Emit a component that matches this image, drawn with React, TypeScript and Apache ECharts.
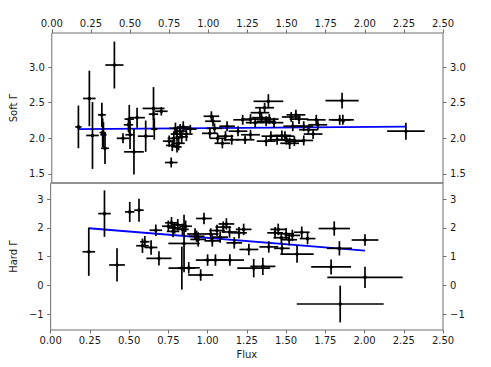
import React, { useEffect, useRef } from "react";
import * as echarts from "echarts";

// [flux, fluxErr, gamma, gammaErr]
const softPoints: number[][] = [
  [0.17, 0.02, 2.16, 0.30],
  [0.24, 0.04, 2.56, 0.39],
  [0.26, 0.04, 2.04, 0.47],
  [0.32, 0.025, 2.33, 0.17],
  [0.325, 0.02, 2.08, 0.2],
  [0.33, 0.02, 2.05, 0.18],
  [0.34, 0.025, 1.86, 0.22],
  [0.4, 0.058, 3.03, 0.33],
  [0.455, 0.04, 2.0, 0.07],
  [0.49, 0.03, 2.19, 0.1],
  [0.495, 0.03, 2.27, 0.2],
  [0.5, 0.03, 2.05, 0.2],
  [0.545, 0.05, 2.29, 0.14],
  [0.525, 0.063, 1.81, 0.32],
  [0.6, 0.05, 2.03, 0.22],
  [0.65, 0.07, 2.42, 0.3],
  [0.65, 0.03, 2.34, 0.08],
  [0.655, 0.02, 2.13, 0.15],
  [0.7, 0.04, 2.38, 0.06],
  [0.763, 0.04, 1.66, 0.07],
  [0.75, 0.04, 1.96, 0.08],
  [0.77, 0.04, 1.9, 0.08],
  [0.78, 0.04, 2.0, 0.1],
  [0.8, 0.04, 2.06, 0.1],
  [0.79, 0.04, 2.14, 0.08],
  [0.82, 0.04, 2.1, 0.1],
  [0.83, 0.04, 2.02, 0.1],
  [0.81, 0.04, 1.93, 0.1],
  [0.84, 0.04, 2.16, 0.08],
  [0.86, 0.04, 2.06, 0.1],
  [0.885, 0.04, 2.13, 0.06],
  [0.8, 0.03, 1.88, 0.08],
  [1.02, 0.05, 2.31, 0.07],
  [1.03, 0.05, 2.24, 0.07],
  [1.01, 0.05, 2.07, 0.07],
  [1.04, 0.05, 2.14, 0.07],
  [1.06, 0.05, 2.0, 0.07],
  [1.09, 0.05, 1.93, 0.07],
  [1.11, 0.05, 2.03, 0.07],
  [1.12, 0.05, 2.17, 0.07],
  [1.15, 0.05, 1.98, 0.07],
  [1.235, 0.06, 1.98, 0.06],
  [1.22, 0.06, 2.26, 0.07],
  [1.384, 0.095, 2.52, 0.1],
  [1.36, 0.06, 2.43, 0.07],
  [1.33, 0.06, 2.36, 0.07],
  [1.27, 0.06, 2.27, 0.07],
  [1.3, 0.06, 2.22, 0.07],
  [1.34, 0.06, 2.29, 0.07],
  [1.37, 0.06, 2.24, 0.07],
  [1.39, 0.06, 2.27, 0.07],
  [1.42, 0.06, 2.22, 0.07],
  [1.37, 0.06, 1.96, 0.07],
  [1.4, 0.06, 2.03, 0.07],
  [1.44, 0.06, 1.98, 0.07],
  [1.47, 0.06, 2.04, 0.07],
  [1.5, 0.06, 1.98, 0.07],
  [1.53, 0.06, 2.3, 0.07],
  [1.56, 0.06, 2.33, 0.07],
  [1.54, 0.06, 2.17, 0.07],
  [1.58, 0.06, 2.27, 0.07],
  [1.61, 0.06, 2.17, 0.07],
  [1.64, 0.06, 2.12, 0.07],
  [1.69, 0.06, 2.26, 0.07],
  [1.7, 0.06, 2.19, 0.07],
  [1.49, 0.06, 2.03, 0.07],
  [1.55, 0.06, 1.96, 0.07],
  [1.52, 0.06, 1.93, 0.08],
  [1.61, 0.06, 1.97, 0.07],
  [1.67, 0.06, 2.06, 0.07],
  [1.19, 0.06, 2.1, 0.07],
  [1.27, 0.06, 2.05, 0.07],
  [1.855, 0.106, 2.53, 0.11],
  [1.84, 0.07, 2.26, 0.07],
  [1.86, 0.07, 2.26, 0.07],
  [2.263, 0.12, 2.1, 0.12],
];

const hardPoints: number[][] = [
  [0.243, 0.04, 1.17, 0.84],
  [0.343, 0.04, 2.5, 0.81],
  [0.423, 0.05, 0.71, 0.58],
  [0.504, 0.03, 2.56, 0.35],
  [0.563, 0.03, 2.62, 0.4],
  [0.6, 0.03, 1.52, 0.2],
  [0.585, 0.04, 1.38, 0.25],
  [0.64, 0.04, 1.32, 0.25],
  [0.67, 0.04, 1.92, 0.2],
  [0.69, 0.08, 0.94, 0.25],
  [0.75, 0.04, 2.06, 0.2],
  [0.77, 0.04, 2.18, 0.2],
  [0.79, 0.04, 2.0, 0.2],
  [0.81, 0.04, 2.11, 0.2],
  [0.84, 0.04, 1.95, 0.2],
  [0.86, 0.04, 2.06, 0.2],
  [0.78, 0.04, 1.88, 0.2],
  [0.85, 0.1, 1.46, 1.0],
  [0.836, 0.085, 0.6, 0.75],
  [0.88, 0.07, 0.61, 0.2],
  [0.956, 0.08, 0.36, 0.2],
  [0.93, 0.05, 1.71, 0.2],
  [0.977, 0.05, 2.33, 0.2],
  [0.92, 0.05, 1.79, 0.2],
  [0.94, 0.05, 1.6, 0.25],
  [1.0, 0.075, 0.88, 0.2],
  [1.05, 0.075, 0.88, 0.2],
  [1.02, 0.05, 1.79, 0.2],
  [1.03, 0.05, 1.55, 0.2],
  [1.06, 0.05, 1.91, 0.2],
  [1.08, 0.05, 1.68, 0.2],
  [1.1, 0.05, 2.03, 0.2],
  [1.12, 0.05, 2.14, 0.2],
  [1.14, 0.05, 1.86, 0.2],
  [1.142, 0.09, 0.88, 0.2],
  [1.17, 0.05, 1.48, 0.2],
  [1.2, 0.05, 1.83, 0.2],
  [1.23, 0.05, 1.95, 0.2],
  [1.263, 0.06, 1.25, 0.2],
  [1.294, 0.105, 0.6, 0.32],
  [1.352, 0.08, 0.66, 0.3],
  [1.39, 0.06, 1.34, 0.2],
  [1.43, 0.05, 1.83, 0.2],
  [1.45, 0.05, 1.95, 0.2],
  [1.47, 0.05, 1.66, 0.2],
  [1.474, 0.05, 1.29, 0.2],
  [1.5, 0.05, 1.8, 0.2],
  [1.52, 0.05, 1.59, 0.2],
  [1.54, 0.05, 1.74, 0.2],
  [1.57, 0.106, 1.09, 0.3],
  [1.6, 0.05, 1.85, 0.2],
  [1.637, 0.05, 1.63, 0.2],
  [1.807, 0.1, 1.98, 0.25],
  [1.84, 0.08, 1.29, 0.25],
  [1.787, 0.127, 0.64, 0.26],
  [2.003, 0.085, 1.58, 0.2],
  [2.003, 0.24, 0.28, 0.37],
  [1.845, 0.277, -0.65, 0.64],
];

const softFit: number[][] = [
  [0.17, 2.13],
  [2.263, 2.165],
];
const hardFit: number[][] = [
  [0.243, 1.99],
  [2.003, 1.21],
];

const xTicks = [0, 0.25, 0.5, 0.75, 1.0, 1.25, 1.5, 1.75, 2.0, 2.25, 2.5];
const softTicks = [1.5, 2.0, 2.5, 3.0];
const hardTicks = [-1, 0, 1, 2, 3];

const FONT = "DejaVu Sans";
const SPINE = "#6e6e6e";
const TEXT = "#1a1a1a";

function renderErr(params: any, api: any) {
  const x = api.value(0);
  const xe = api.value(1);
  const y = api.value(2);
  const ye = api.value(3);
  const p = api.coord([x, y]);
  const l = api.coord([x - xe, y]);
  const r = api.coord([x + xe, y]);
  const t = api.coord([x, y + ye]);
  const b = api.coord([x, y - ye]);
  const st = { stroke: "#000", lineWidth: 1.7 };
  return {
    type: "group",
    children: [
      { type: "line", shape: { x1: l[0], y1: l[1], x2: r[0], y2: r[1] }, style: st },
      { type: "line", shape: { x1: t[0], y1: t[1], x2: b[0], y2: b[1] }, style: st },
      { type: "circle", shape: { cx: p[0], cy: p[1], r: 1.8 }, style: { fill: "#000" } },
    ],
  };
}

function yAxisDef(grid: number, pos: string, min: number, max: number, ticks: number[], fmt: (v: number) => string, name?: string): any {
  return {
    type: "value",
    gridIndex: grid,
    position: pos,
    min,
    max,
    name: name || "",
    nameLocation: "middle",
    nameGap: 28,
    nameRotate: 90,
    nameTextStyle: { fontFamily: FONT, fontSize: 10, color: TEXT },
    axisLine: { show: false, onZero: false },
    splitLine: { show: false },
    axisTick: { show: true, length: 3.5, customValues: ticks, lineStyle: { color: SPINE, width: 1 } },
    axisLabel: {
      show: true,
      customValues: ticks,
      margin: 7,
      fontFamily: FONT,
      fontSize: 10,
      color: TEXT,
      formatter: (v: number) => fmt(v),
    },
  };
}

function xAxisDef(grid: number, pos: string, name?: string): any {
  return {
    type: "value",
    gridIndex: grid,
    position: pos,
    min: 0,
    max: 2.5,
    name: name || "",
    nameLocation: "middle",
    nameGap: 19,
    nameTextStyle: { fontFamily: FONT, fontSize: 10, color: TEXT },
    axisLine: { show: false, onZero: false },
    splitLine: { show: false },
    axisTick: { show: true, length: 3.5, customValues: xTicks, lineStyle: { color: SPINE, width: 1 } },
    axisLabel: {
      show: true,
      customValues: xTicks,
      margin: 5,
      fontFamily: FONT,
      fontSize: 10,
      color: TEXT,
      formatter: (v: number) => v.toFixed(2),
    },
  };
}

const softFmt = (v: number) => v.toFixed(1);
const hardFmt = (v: number) => (v < 0 ? "\u2212" + Math.abs(v).toFixed(0) : v.toFixed(0));

export default function App() {
  const ref = useRef<HTMLDivElement>(null);
  useEffect(() => {
    if (!ref.current) return;
    const chart = echarts.init(ref.current, null, { renderer: "svg" });
    chart.setOption({
      animation: false,
      backgroundColor: "#fff",
      grid: [
        { left: 49, right: 48, top: 33, height: 150, show: true, borderColor: SPINE, borderWidth: 1, backgroundColor: "transparent" },
        { left: 49, right: 48, top: 183, height: 147, show: true, borderColor: SPINE, borderWidth: 1, backgroundColor: "transparent" },
      ],
      xAxis: [xAxisDef(0, "top"), xAxisDef(1, "bottom", "Flux")],
      yAxis: [
        yAxisDef(0, "left", 1.372, 3.48, softTicks, softFmt, "Soft \u0393"),
        yAxisDef(0, "right", 1.372, 3.48, softTicks, softFmt),
        yAxisDef(1, "left", -1.557, 3.567, hardTicks, hardFmt, "Hard \u0393"),
        yAxisDef(1, "right", -1.557, 3.567, hardTicks, hardFmt),
      ],
      series: [
        {
          type: "line",
          xAxisIndex: 0,
          yAxisIndex: 0,
          data: softFit,
          symbol: "none",
          lineStyle: { color: "#0000ff", width: 1.8 },
          z: 1,
        },
        {
          type: "custom",
          xAxisIndex: 0,
          yAxisIndex: 0,
          data: softPoints,
          encode: { x: 0, y: 2 },
          renderItem: renderErr,
          z: 2,
        },
        {
          type: "line",
          xAxisIndex: 1,
          yAxisIndex: 2,
          data: hardFit,
          symbol: "none",
          lineStyle: { color: "#0000ff", width: 1.8 },
          z: 1,
        },
        {
          type: "custom",
          xAxisIndex: 1,
          yAxisIndex: 2,
          data: hardPoints,
          encode: { x: 0, y: 2 },
          renderItem: renderErr,
          z: 2,
        },
      ],
    });
    return () => chart.dispose();
  }, []);
  return (
    <div
      ref={ref}
      style={{ position: "fixed", left: 0, top: 0, width: 491, height: 367, background: "#fff" }}
    />
  );
}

▶ [DO THIS]: Print the data above verbatim from the first line through the line holding "import * as", leaving every picture out.

▶ [TASK RESPONSE]:
Emit a component that matches this image, drawn with React, TypeScript and Apache ECharts.
import React, { useEffect, useRef } from "react";
import * as echarts from "echarts";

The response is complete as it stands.